Что же происходит в Тибете в настоящее время?
Из Тяньцзиня туда направлено 100 кадровых работников, из провинций Хэбэй и Аньхой — соответственно 244 и 161. Цель, по заявлению китайского радио, «оборона границ». Завершено строительство нефтепровода Синьцзян — Лхаса, который позволит сосредоточить в Тибете крупные моторизованные силы и постоянные базы ВВС. Наряду с этим делаются широковещательные заявления об открытии Тибета для массового туризма, строительстве отелей, восстановлении храмов и монастырей. Китайская печать даже распространила сообщения об освобождении сначала 24 тибетских «преступников», затем еще 376 «мятежников».
Недавно я вновь встречался в Дели с тибетскими беженцами и спросил, что они думают по этому поводу.
— По меньшей мере девять тысяч тибетцев томятся в тюрьмах по политическим обвинениям, — сказал Дордже П., просивший не называть его полного имени.
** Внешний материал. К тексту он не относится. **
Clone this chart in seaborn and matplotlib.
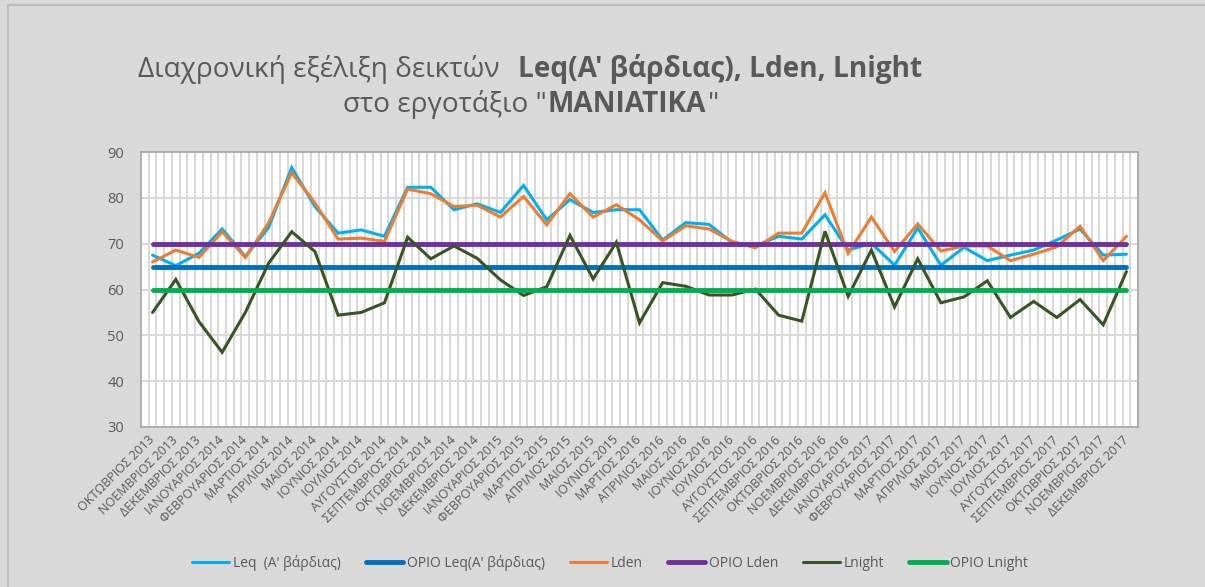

— Партизаны устраивают китайцам нелегкую жизнь, — заявил Лобсанг Тимпа, президент конгресса молодежи.
Как же реагировал на перемены в Китае, тибетские «новости» и примирительные авансы сам далай-лама? В интервью корреспонденту журнала «Иллюстрейтед уикли оф Индия» он дал, как мне кажется, исчерпывающий ответ:
— Все это похоже на сцену — новые артисты приходят, старые уходят. А бывает и так, что один артист появляется в различных сценах в новом костюме и новой роли… Небольшая перемена произошла. Однако с уверенностью об этом сказать трудно. Ведь вы знаете, что и в прошлом там происходило много непредсказуемых и невероятных перемен. Сейчас произошла, видимо, какая-то перемена, однако китайский народ ею не удовлетворен. Так пусть же сначала он добьется удовлетворения.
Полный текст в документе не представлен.